Following surgery Missy was back to her bouncy self within two weeks. Her owners were delighted, “We couldn’t believe it when we heard the vets had found a grass seed in her spine. To think she was so unwell and could have been paralysed, and now is back to her happy, lively, waggy self so soon after surgery is incredible. We’re so thankful for the amazing work of Michael and his team, and for all their care”
Michael warns that grass seeds are a common cause of complex infections. “Grass seeds are notorious for getting stuck in ears and paws, or inhaled or swallowed. They have sharp ends and barbs so can work their way into the body and travel through to vital organs. They can be elusive to diagnose as they rarely show up on x-rays and often require advanced imaging techniques. Surgery can also be challenging – you’re looking for the proverbial needle in the haystack”.
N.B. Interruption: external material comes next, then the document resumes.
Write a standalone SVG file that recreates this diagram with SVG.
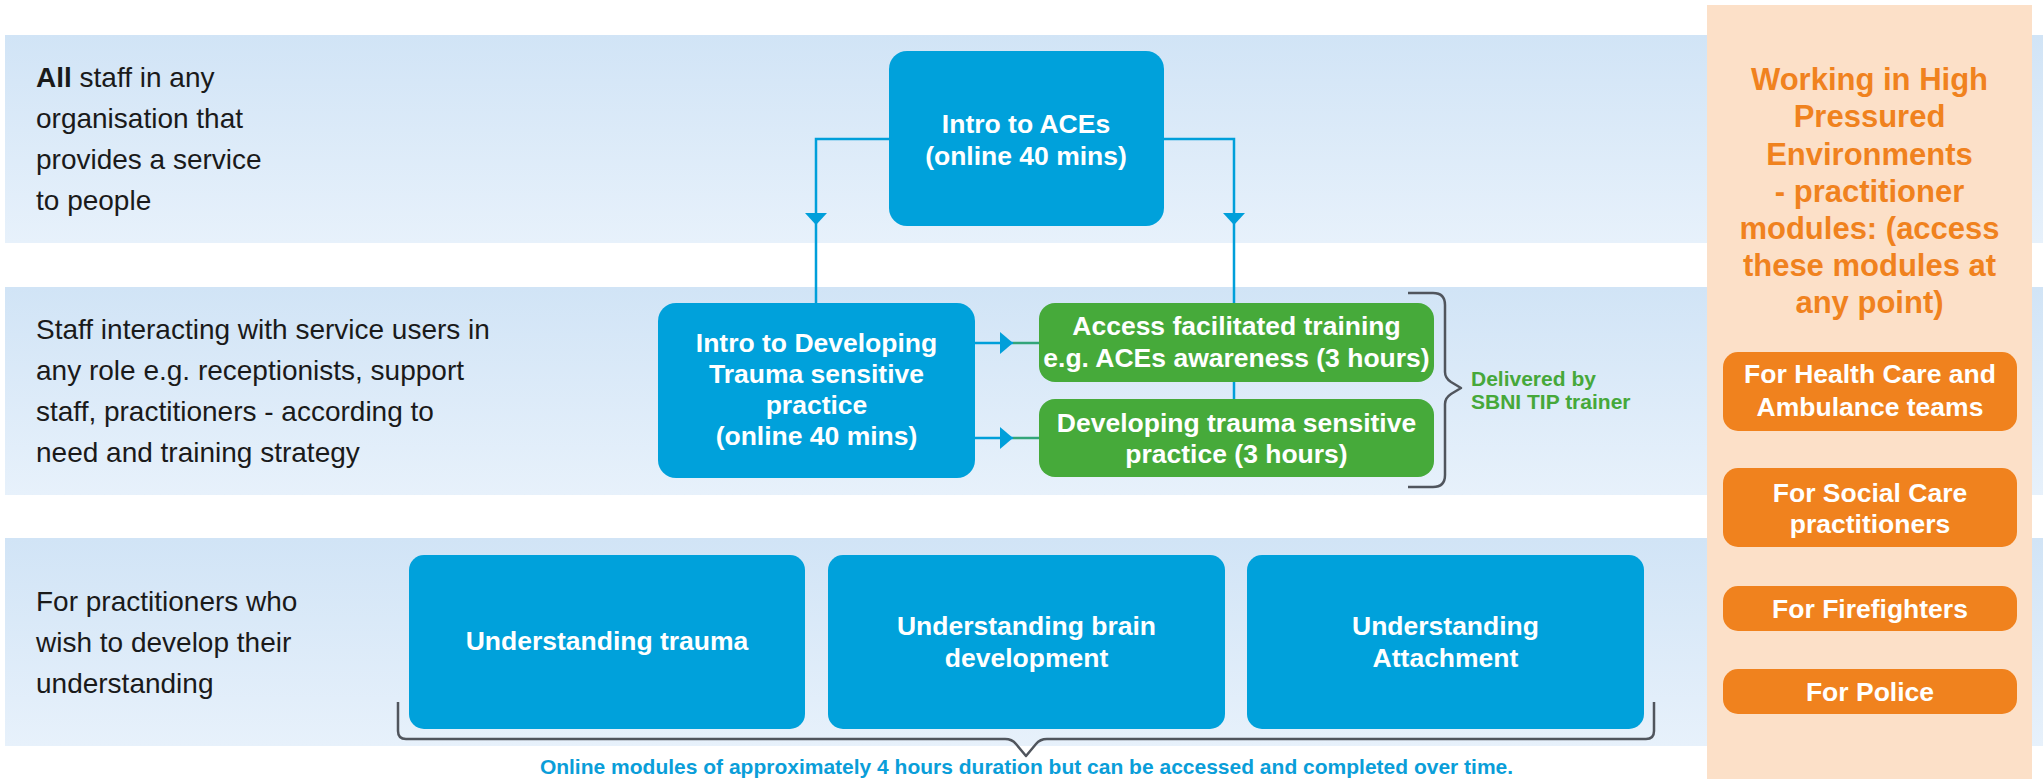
<svg xmlns="http://www.w3.org/2000/svg" width="2043" height="779" viewBox="0 0 2043 779">
<defs>
<linearGradient id="band" x1="0" y1="0" x2="0" y2="1">
<stop offset="0" stop-color="#D1E4F6"/>
<stop offset="1" stop-color="#E7F1FB"/>
</linearGradient>
</defs>
<style>
.lbl{font-family:"Liberation Sans",Arial,Helvetica,sans-serif;font-size:28px;fill:#1A1A1A}
.bt{font-family:"Liberation Sans",Arial,Helvetica,sans-serif;font-size:26.5px;font-weight:bold;fill:#FFFFFF;text-anchor:middle}
.blue{fill:#00A1DB}
.green{fill:#46AA3A}
.obtn{fill:#F0821E}
.otitle{font-family:"Liberation Sans",Arial,Helvetica,sans-serif;font-size:31px;font-weight:bold;fill:#F0821E;text-anchor:middle}
.conn{fill:none;stroke:#009FDA;stroke-width:2.5}
.ah{fill:#009FDA}
.brace{fill:none;stroke:#50555D;stroke-width:2.5;stroke-linejoin:round}
.gtext{font-family:"Liberation Sans",Arial,Helvetica,sans-serif;font-size:21px;font-weight:bold;fill:#46A83A}
.cap{font-family:"Liberation Sans",Arial,Helvetica,sans-serif;font-size:21px;font-weight:bold;fill:#0A9ED9;text-anchor:middle}
</style>
<rect width="2043" height="779" fill="#FFFFFF"/>
<g id="bands">
<rect x="5" y="35" width="2038" height="208" fill="url(#band)"/>
<rect x="5" y="287" width="2038" height="208" fill="url(#band)"/>
<rect x="5" y="538" width="2038" height="208" fill="url(#band)"/>
</g>
<g id="row-labels">
<text class="lbl" x="36" y="87"><tspan font-weight="bold">All</tspan> staff in any</text>
<text class="lbl" x="36" y="128">organisation that</text>
<text class="lbl" x="36" y="169">provides a service</text>
<text class="lbl" x="36" y="210">to people</text>
<text class="lbl" x="36" y="339">Staff interacting with service users in</text>
<text class="lbl" x="36" y="380">any role e.g. receptionists, support</text>
<text class="lbl" x="36" y="421">staff, practitioners - according to</text>
<text class="lbl" x="36" y="462">need and training strategy</text>
<text class="lbl" x="36" y="611">For practitioners who</text>
<text class="lbl" x="36" y="652">wish to develop their</text>
<text class="lbl" x="36" y="693">understanding</text>
</g>
<g id="connectors">
<path class="conn" d="M889 139 H816 V303"/>
<polygon class="ah" points="805,213 827,213 816,225"/>
<path class="conn" d="M1164 139 H1234 V399"/>
<polygon class="ah" points="1223,213 1245,213 1234,225"/>
<path class="conn" d="M975 343 H1013"/>
<path d="M1013 343 H1039" fill="none" stroke="#33A57A" stroke-width="2.5"/>
<polygon class="ah" points="1000,332 1000,354 1013,343"/>
<path class="conn" d="M975 438 H1013"/>
<path d="M1013 438 H1039" fill="none" stroke="#33A57A" stroke-width="2.5"/>
<polygon class="ah" points="1000,427 1000,449 1013,438"/>
<path class="brace" d="M1408 293 H1433 Q1445 293 1445 305 V372 Q1445 378 1451 382 L1461 388 L1451 394 Q1445 398 1445 404 V475 Q1445 487 1433 487 H1408"/>
<path class="brace" d="M398 702 V731 Q398 739 406 739 H1005 Q1012 739 1016 744 L1026 756 L1036 744 Q1040 739 1047 739 H1646 Q1654 739 1654 731 V702"/>
</g>
<g id="node-intro-aces">
<rect class="blue" x="889" y="51" width="275" height="175" rx="18"/>
<text class="bt" x="1026" y="133">Intro to ACEs</text>
<text class="bt" x="1026" y="165">(online 40 mins)</text>
</g>
<g id="node-intro-developing">
<rect class="blue" x="658" y="303" width="317" height="175" rx="18"/>
<text class="bt" x="816.5" y="352">Intro to Developing</text>
<text class="bt" x="816.5" y="383">Trauma sensitive</text>
<text class="bt" x="816.5" y="414">practice</text>
<text class="bt" x="816.5" y="445">(online 40 mins)</text>
</g>
<g id="node-access-facilitated">
<rect class="green" x="1039" y="303" width="395" height="79" rx="16"/>
<text class="bt" x="1236.5" y="335">Access facilitated training</text>
<text class="bt" x="1236.5" y="367">e.g. ACEs awareness (3 hours)</text>
</g>
<g id="node-developing-trauma">
<rect class="green" x="1039" y="399" width="395" height="78" rx="16"/>
<text class="bt" x="1236.5" y="432">Developing trauma sensitive</text>
<text class="bt" x="1236.5" y="463">practice (3 hours)</text>
</g>
<g id="delivered-by">
<text class="gtext" x="1471" y="386">Delivered by</text>
<text class="gtext" x="1471" y="409">SBNI TIP trainer</text>
</g>
<g id="node-understanding-trauma">
<rect class="blue" x="409" y="555" width="396" height="174" rx="15"/>
<text class="bt" x="607" y="650">Understanding trauma</text>
</g>
<g id="node-understanding-brain">
<rect class="blue" x="828" y="555" width="397" height="174" rx="15"/>
<text class="bt" x="1026.5" y="635">Understanding brain</text>
<text class="bt" x="1026.5" y="667">development</text>
</g>
<g id="node-understanding-attachment">
<rect class="blue" x="1247" y="555" width="397" height="174" rx="15"/>
<text class="bt" x="1445.5" y="635">Understanding</text>
<text class="bt" x="1445.5" y="667">Attachment</text>
</g>
<g id="caption">
<text class="cap" x="1026.5" y="774">Online modules of approximately 4 hours duration but can be accessed and completed over time.</text>
</g>
<g id="panel-high-pressure">
<rect x="1707" y="5" width="325" height="774" fill="#FCE0C8"/>
<text class="otitle" x="1869.5" y="90">Working in High</text>
<text class="otitle" x="1869.5" y="127">Pressured</text>
<text class="otitle" x="1869.5" y="165">Environments</text>
<text class="otitle" x="1869.5" y="202">- practitioner</text>
<text class="otitle" x="1869.5" y="239">modules: (access</text>
<text class="otitle" x="1869.5" y="276">these modules at</text>
<text class="otitle" x="1869.5" y="313">any point)</text>
</g>
<g id="node-health-care">
<rect class="obtn" x="1723" y="352" width="294" height="79" rx="15"/>
<text class="bt" x="1870" y="383">For Health Care and</text>
<text class="bt" x="1870" y="416">Ambulance teams</text>
</g>
<g id="node-social-care">
<rect class="obtn" x="1723" y="468" width="294" height="79" rx="15"/>
<text class="bt" x="1870" y="502">For Social Care</text>
<text class="bt" x="1870" y="533">practitioners</text>
</g>
<g id="node-firefighters">
<rect class="obtn" x="1723" y="586" width="294" height="45" rx="15"/>
<text class="bt" x="1870" y="618">For Firefighters</text>
</g>
<g id="node-police">
<rect class="obtn" x="1723" y="669" width="294" height="45" rx="15"/>
<text class="bt" x="1870" y="701">For Police</text>
</g>
</svg>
Hamilton Specialist Referrals urge owners to do a full coat check on their dogs after every walk to remove any seeds, paying close attention to their ears, between their toes and under their armpits. This is also a good practice to check for cuts and parasites, such as ticks.
Once a seed has migrated it can lead to life-threatening symptoms. It may require complex surgery to remove, not to mention the pain and discomfort the dog will be feeling. Noticing the symptoms and having the dog seen quickly means they can be more easily removed and treated. The symptoms can include skin swelling, redness, excessive licking, head shaking, sneezing and general malaise.